LILA SOLAMKI [translator]: I learned all the parts of a computer, like the hard drive and the floppy disk. At first I didn’t understand the mouse and I couldn’t make it move. I was a little afraid of it. But now I’ve even learned about laptop computers and that thing called the Internet.

The younger girls giggle at Lila’s dialect. She only went to school up to 4th grade. She and her family barely scrabble together $200 a year from their farm. But she says the computer lessons have helped her to supplement that meager income.

SOLAMKI [translator]: The head office of our union has set up a Web site where they are selling our products, like mango chutney and lime juice. We get more money for our stuff when we sell it through the internet. I’ve also learned how to do accounting on spread sheets. Now I can get paid a little to keep accounts for our group.

Vikas Goswami runs Microsoft’s community affairs program. She’s pleased that the grant has helped some rural women get employment, but she has loftier aims for the program.

VIKAS GOSWAMI: We’re looking at it as a tool not only for empowerment but also for information. Often the poverty issues in our country are not just because of lack of resources: it’s a) because of access to resources, b) because you don’t have adequate information to make appropriate choices.
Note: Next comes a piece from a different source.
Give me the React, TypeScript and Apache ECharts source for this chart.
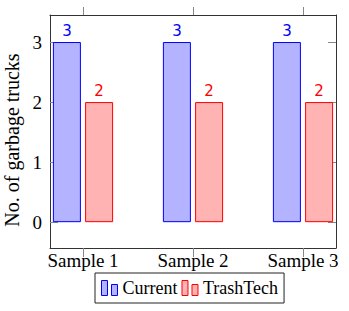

That’s slowly changing, she says, as more small towns get connected to the Internet, even if its just through one shared computer. She’s seen women look up health tips online or improve their tailoring designs by working on them digitally.

Here in Mehsana, a few women have actually trained as hardware engineers. Some of them have never gone to school, but they can take apart these old, donated computers and fix a problem with the CPU or the motherboard.

In Mehsana, India, I’m Miranda Kennedy for Marketplace.